• EXERCISE BRIEF: Reproduce the listing below exactly, beginning with its first line and ending with the line that holds "ax.axis('off')"; pictures are not part of the copy.

• LISTING:
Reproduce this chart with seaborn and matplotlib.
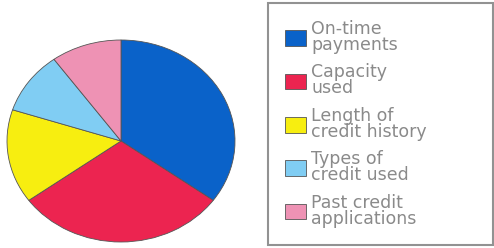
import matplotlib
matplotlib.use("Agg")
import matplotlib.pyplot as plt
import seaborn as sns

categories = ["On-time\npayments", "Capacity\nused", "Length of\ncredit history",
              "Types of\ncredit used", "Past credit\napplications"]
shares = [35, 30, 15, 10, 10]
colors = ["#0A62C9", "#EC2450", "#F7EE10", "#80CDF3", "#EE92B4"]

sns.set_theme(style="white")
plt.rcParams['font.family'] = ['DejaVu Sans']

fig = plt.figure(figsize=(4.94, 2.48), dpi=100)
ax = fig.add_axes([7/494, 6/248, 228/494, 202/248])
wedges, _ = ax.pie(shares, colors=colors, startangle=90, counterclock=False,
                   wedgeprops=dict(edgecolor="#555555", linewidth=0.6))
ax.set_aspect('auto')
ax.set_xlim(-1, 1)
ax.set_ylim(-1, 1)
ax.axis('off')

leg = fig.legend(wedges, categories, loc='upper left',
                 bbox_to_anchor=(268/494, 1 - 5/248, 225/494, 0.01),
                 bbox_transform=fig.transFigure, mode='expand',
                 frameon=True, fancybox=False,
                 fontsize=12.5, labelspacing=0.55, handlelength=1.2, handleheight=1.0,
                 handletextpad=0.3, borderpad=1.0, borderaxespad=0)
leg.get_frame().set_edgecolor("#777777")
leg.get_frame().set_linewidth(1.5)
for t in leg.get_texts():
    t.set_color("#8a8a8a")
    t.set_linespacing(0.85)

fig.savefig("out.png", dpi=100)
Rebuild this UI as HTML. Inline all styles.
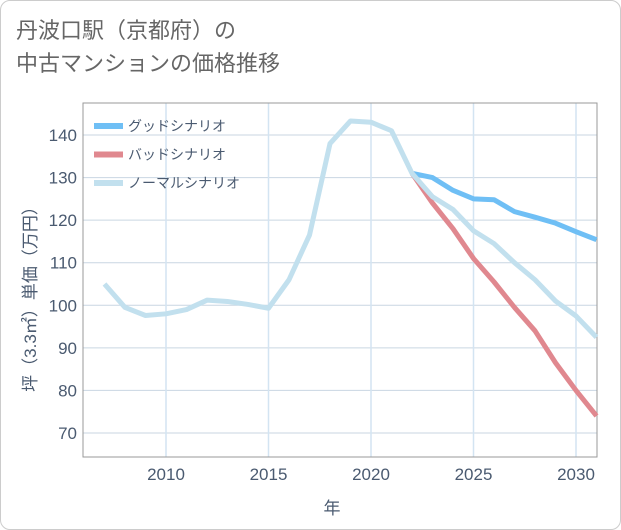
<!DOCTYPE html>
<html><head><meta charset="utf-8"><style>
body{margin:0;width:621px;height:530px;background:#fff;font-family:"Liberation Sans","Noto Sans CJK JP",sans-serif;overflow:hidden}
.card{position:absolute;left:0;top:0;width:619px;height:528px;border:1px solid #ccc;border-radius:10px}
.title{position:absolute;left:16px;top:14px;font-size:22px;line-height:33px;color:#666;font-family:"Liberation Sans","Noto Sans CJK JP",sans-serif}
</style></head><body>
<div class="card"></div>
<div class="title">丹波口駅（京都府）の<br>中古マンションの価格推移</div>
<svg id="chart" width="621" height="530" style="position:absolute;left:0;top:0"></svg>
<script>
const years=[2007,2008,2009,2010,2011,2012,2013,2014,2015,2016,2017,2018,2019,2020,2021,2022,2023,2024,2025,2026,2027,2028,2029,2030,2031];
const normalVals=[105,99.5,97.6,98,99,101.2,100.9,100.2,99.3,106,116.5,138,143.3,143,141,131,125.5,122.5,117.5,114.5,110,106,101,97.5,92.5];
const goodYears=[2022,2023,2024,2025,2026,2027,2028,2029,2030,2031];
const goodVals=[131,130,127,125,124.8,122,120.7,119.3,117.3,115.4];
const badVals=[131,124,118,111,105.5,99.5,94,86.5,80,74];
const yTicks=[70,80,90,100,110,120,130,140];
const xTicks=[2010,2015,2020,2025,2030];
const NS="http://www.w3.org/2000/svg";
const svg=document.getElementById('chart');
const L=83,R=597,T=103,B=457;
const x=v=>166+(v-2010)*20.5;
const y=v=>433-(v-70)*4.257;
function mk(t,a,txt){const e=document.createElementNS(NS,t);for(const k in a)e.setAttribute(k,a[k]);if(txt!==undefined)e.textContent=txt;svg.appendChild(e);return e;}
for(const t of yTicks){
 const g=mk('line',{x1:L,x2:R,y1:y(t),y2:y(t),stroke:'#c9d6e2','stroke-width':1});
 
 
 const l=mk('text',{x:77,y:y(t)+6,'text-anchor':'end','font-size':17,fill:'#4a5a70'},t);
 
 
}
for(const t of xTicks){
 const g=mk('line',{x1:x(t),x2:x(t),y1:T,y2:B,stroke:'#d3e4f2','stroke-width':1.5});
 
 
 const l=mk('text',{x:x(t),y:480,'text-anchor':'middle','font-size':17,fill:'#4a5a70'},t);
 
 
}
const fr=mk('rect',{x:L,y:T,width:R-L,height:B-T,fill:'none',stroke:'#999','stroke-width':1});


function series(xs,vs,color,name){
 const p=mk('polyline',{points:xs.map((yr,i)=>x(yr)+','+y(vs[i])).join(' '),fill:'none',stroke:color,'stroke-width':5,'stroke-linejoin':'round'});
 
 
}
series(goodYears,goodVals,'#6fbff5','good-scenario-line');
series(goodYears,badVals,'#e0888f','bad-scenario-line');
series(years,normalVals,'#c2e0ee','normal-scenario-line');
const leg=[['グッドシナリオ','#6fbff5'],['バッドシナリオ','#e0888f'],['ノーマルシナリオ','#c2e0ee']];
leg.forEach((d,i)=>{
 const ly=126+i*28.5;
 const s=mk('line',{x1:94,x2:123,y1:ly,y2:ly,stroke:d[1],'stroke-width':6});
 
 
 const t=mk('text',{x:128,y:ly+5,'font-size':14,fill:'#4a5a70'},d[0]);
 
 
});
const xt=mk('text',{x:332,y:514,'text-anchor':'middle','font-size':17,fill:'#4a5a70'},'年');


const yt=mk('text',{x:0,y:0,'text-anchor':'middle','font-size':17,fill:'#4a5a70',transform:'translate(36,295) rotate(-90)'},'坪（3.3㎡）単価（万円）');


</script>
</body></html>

• EXERCISE OUTPUT:
Reproduce this chart with seaborn and matplotlib.
import matplotlib
matplotlib.use("Agg")
import matplotlib.pyplot as plt
import seaborn as sns

categories = ["On-time\npayments", "Capacity\nused", "Length of\ncredit history",
              "Types of\ncredit used", "Past credit\napplications"]
shares = [35, 30, 15, 10, 10]
colors = ["#0A62C9", "#EC2450", "#F7EE10", "#80CDF3", "#EE92B4"]

sns.set_theme(style="white")
plt.rcParams['font.family'] = ['DejaVu Sans']

fig = plt.figure(figsize=(4.94, 2.48), dpi=100)
ax = fig.add_axes([7/494, 6/248, 228/494, 202/248])
wedges, _ = ax.pie(shares, colors=colors, startangle=90, counterclock=False,
                   wedgeprops=dict(edgecolor="#555555", linewidth=0.6))
ax.set_aspect('auto')
ax.set_xlim(-1, 1)
ax.set_ylim(-1, 1)
ax.axis('off')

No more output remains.